**Problem to solve**
Restate all the material verbatim, except for the pictures.

**Data provided**
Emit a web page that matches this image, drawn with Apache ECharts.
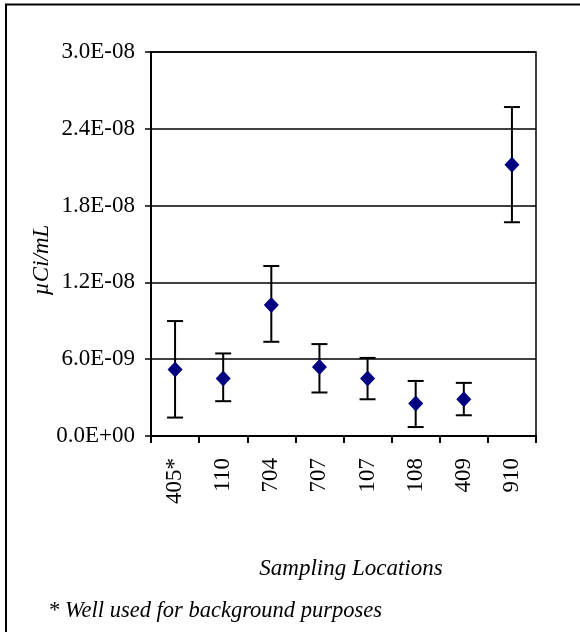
<!DOCTYPE html>
<html>
<head>
<meta charset="utf-8">
<script src="https://cdn.jsdelivr.net/npm/echarts@6/dist/echarts.min.js"></script>
<style>
  html, body { margin: 0; padding: 0; background: #fff; }
  #chart { width: 580px; height: 632px; }
</style>
</head>
<body>
<div id="chart"></div>
<script>
// Sampling locations and measured concentrations (µCi/mL)
var locations = ['405*', '110', '704', '707', '107', '108', '409', '910'];
var concentration = [5.20e-9, 4.49e-9, 1.023e-8, 5.40e-9, 4.49e-9, 2.53e-9, 2.87e-9, 2.119e-8];
var upperBound = [8.98e-9, 6.45e-9, 1.328e-8, 7.18e-9, 6.10e-9, 4.30e-9, 4.15e-9, 2.570e-8];
var lowerBound = [1.44e-9, 2.72e-9, 7.36e-9, 3.40e-9, 2.87e-9, 0.70e-9, 1.62e-9, 1.670e-8];

// y axis range
var yMin = 0, yMax = 3.0e-8, yStep = 6.0e-9;

var FONT = '"Liberation Serif", "Times New Roman", serif';

function sciLabel(v) {
  var s = Number(v).toExponential(1).toUpperCase();
  var parts = s.split('E');
  var exp = parseInt(parts[1], 10);
  var sign = exp < 0 ? '-' : '+';
  var mag = Math.abs(exp);
  return parts[0] + 'E' + sign + (mag < 10 ? '0' : '') + mag;
}

var errorData = locations.map(function (_, i) {
  return [i, lowerBound[i], upperBound[i]];
});

var chart = echarts.init(document.getElementById('chart'), null, { renderer: 'canvas' });

chart.setOption({
  backgroundColor: '#ffffff',
  animation: false,
  textStyle: { fontFamily: FONT },
  grid: {
    left: 151, top: 52, right: 44, bottom: 196,
    show: true, borderColor: '#000', borderWidth: 1.5, backgroundColor: 'transparent'
  },
  xAxis: {
    type: 'category',
    data: locations,
    boundaryGap: true,
    axisLine: { show: true, lineStyle: { color: '#000', width: 2 } },
    axisTick: { show: true, length: 7, lineStyle: { color: '#000', width: 2 } },
    axisLabel: {
      rotate: 90, margin: 22, color: '#000',
      fontFamily: FONT, fontSize: 23
    },
    splitLine: { show: false }
  },
  yAxis: {
    type: 'value',
    min: yMin, max: yMax, interval: yStep,
    axisLine: { show: true, lineStyle: { color: '#000', width: 2 } },
    axisTick: { show: true, length: 6, lineStyle: { color: '#000', width: 1.5 } },
    axisLabel: {
      margin: 16, color: '#000', fontFamily: FONT, fontSize: 23,
      formatter: sciLabel
    },
    splitLine: { show: true, lineStyle: { color: '#000', width: 1.5 } }
  },
  series: [
    {
      type: 'custom',
      name: 'range',
      data: errorData,
      z: 2,
      renderItem: function (params, api) {
        var x = api.value(0);
        var lo = api.coord([x, api.value(1)]);
        var hi = api.coord([x, api.value(2)]);
        var cap = 8;
        var style = { stroke: '#000', lineWidth: 2 };
        return {
          type: 'group',
          children: [
            { type: 'line', shape: { x1: hi[0], y1: hi[1], x2: lo[0], y2: lo[1] }, style: style },
            { type: 'line', shape: { x1: hi[0] - cap, y1: hi[1], x2: hi[0] + cap, y2: hi[1] }, style: style },
            { type: 'line', shape: { x1: lo[0] - cap, y1: lo[1], x2: lo[0] + cap, y2: lo[1] }, style: style }
          ]
        };
      }
    },
    {
      type: 'scatter',
      name: 'concentration',
      data: concentration,
      symbol: 'diamond',
      symbolSize: [15, 16],
      z: 3,
      itemStyle: { color: '#000080', opacity: 1 }
    }
  ],
  graphic: [
    {
      type: 'rect',
      shape: { x: 6, y: 4.5, width: 700, height: 700 },
      style: { fill: 'transparent', stroke: '#000', lineWidth: 2 },
      silent: true
    },
    {
      type: 'text',
      x: 42, y: 260,
      rotation: Math.PI / 2,
      style: {
        text: 'µCi/mL', fontFamily: FONT, fontSize: 23, fontStyle: 'italic',
        fill: '#000', align: 'center', verticalAlign: 'middle'
      }
    },
    {
      type: 'text',
      x: 351, y: 569,
      style: {
        text: 'Sampling Locations', fontFamily: FONT, fontSize: 23, fontStyle: 'italic',
        fill: '#000', align: 'center', verticalAlign: 'middle'
      }
    },
    {
      type: 'text',
      x: 48, y: 611,
      style: {
        text: '* Well used for background purposes', fontFamily: FONT, fontSize: 22.5, fontStyle: 'italic',
        fill: '#000', align: 'left', verticalAlign: 'middle'
      }
    }
  ]
});
</script>
</body>
</html>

**Expected output**
Emit a web page that matches this image, drawn with Apache ECharts.
<!DOCTYPE html>
<html>
<head>
<meta charset="utf-8">
<script src="https://cdn.jsdelivr.net/npm/echarts@6/dist/echarts.min.js"></script>
<style>
  html, body { margin: 0; padding: 0; background: #fff; }
  #chart { width: 580px; height: 632px; }
</style>
</head>
<body>
<div id="chart"></div>
<script>
// Sampling locations and measured concentrations (µCi/mL)
var locations = ['405*', '110', '704', '707', '107', '108', '409', '910'];
var concentration = [5.20e-9, 4.49e-9, 1.023e-8, 5.40e-9, 4.49e-9, 2.53e-9, 2.87e-9, 2.119e-8];
var upperBound = [8.98e-9, 6.45e-9, 1.328e-8, 7.18e-9, 6.10e-9, 4.30e-9, 4.15e-9, 2.570e-8];
var lowerBound = [1.44e-9, 2.72e-9, 7.36e-9, 3.40e-9, 2.87e-9, 0.70e-9, 1.62e-9, 1.670e-8];

// y axis range
var yMin = 0, yMax = 3.0e-8, yStep = 6.0e-9;

var FONT = '"Liberation Serif", "Times New Roman", serif';

function sciLabel(v) {
  var s = Number(v).toExponential(1).toUpperCase();
  var parts = s.split('E');
  var exp = parseInt(parts[1], 10);
  var sign = exp < 0 ? '-' : '+';
  var mag = Math.abs(exp);
  return parts[0] + 'E' + sign + (mag < 10 ? '0' : '') + mag;
}

var errorData = locations.map(function (_, i) {
  return [i, lowerBound[i], upperBound[i]];
});

var chart = echarts.init(document.getElementById('chart'), null, { renderer: 'canvas' });

chart.setOption({
  backgroundColor: '#ffffff',
  animation: false,
  textStyle: { fontFamily: FONT },
  grid: {
    left: 151, top: 52, right: 44, bottom: 196,
    show: true, borderColor: '#000', borderWidth: 1.5, backgroundColor: 'transparent'
  },
  xAxis: {
    type: 'category',
    data: locations,
    boundaryGap: true,
    axisLine: { show: true, lineStyle: { color: '#000', width: 2 } },
    axisTick: { show: true, length: 7, lineStyle: { color: '#000', width: 2 } },
    axisLabel: {
      rotate: 90, margin: 22, color: '#000',
      fontFamily: FONT, fontSize: 23
    },
    splitLine: { show: false }
  },
  yAxis: {
    type: 'value',
    min: yMin, max: yMax, interval: yStep,
    axisLine: { show: true, lineStyle: { color: '#000', width: 2 } },
    axisTick: { show: true, length: 6, lineStyle: { color: '#000', width: 1.5 } },
    axisLabel: {
      margin: 16, color: '#000', fontFamily: FONT, fontSize: 23,
      formatter: sciLabel
    },
    splitLine: { show: true, lineStyle: { color: '#000', width: 1.5 } }
  },
  series: [
    {
      type: 'custom',
      name: 'range',
      data: errorData,
      z: 2,
      renderItem: function (params, api) {
        var x = api.value(0);
        var lo = api.coord([x, api.value(1)]);
        var hi = api.coord([x, api.value(2)]);
        var cap = 8;
        var style = { stroke: '#000', lineWidth: 2 };
        return {
          type: 'group',
          children: [
            { type: 'line', shape: { x1: hi[0], y1: hi[1], x2: lo[0], y2: lo[1] }, style: style },
            { type: 'line', shape: { x1: hi[0] - cap, y1: hi[1], x2: hi[0] + cap, y2: hi[1] }, style: style },
            { type: 'line', shape: { x1: lo[0] - cap, y1: lo[1], x2: lo[0] + cap, y2: lo[1] }, style: style }
          ]
        };
      }
    },
    {
      type: 'scatter',
      name: 'concentration',
      data: concentration,
      symbol: 'diamond',
      symbolSize: [15, 16],
      z: 3,
      itemStyle: { color: '#000080', opacity: 1 }
    }
  ],
  graphic: [
    {
      type: 'rect',
      shape: { x: 6, y: 4.5, width: 700, height: 700 },
      style: { fill: 'transparent', stroke: '#000', lineWidth: 2 },
      silent: true
    },
    {
      type: 'text',
      x: 42, y: 260,
      rotation: Math.PI / 2,
      style: {
        text: 'µCi/mL', fontFamily: FONT, fontSize: 23, fontStyle: 'italic',
        fill: '#000', align: 'center', verticalAlign: 'middle'
      }
    },
    {
      type: 'text',
      x: 351, y: 569,
      style: {
        text: 'Sampling Locations', fontFamily: FONT, fontSize: 23, fontStyle: 'italic',
        fill: '#000', align: 'center', verticalAlign: 'middle'
      }
    },
    {
      type: 'text',
      x: 48, y: 611,
      style: {
        text: '* Well used for background purposes', fontFamily: FONT, fontSize: 22.5, fontStyle: 'italic',
        fill: '#000', align: 'left', verticalAlign: 'middle'
      }
    }
  ]
});
</script>
</body>
</html>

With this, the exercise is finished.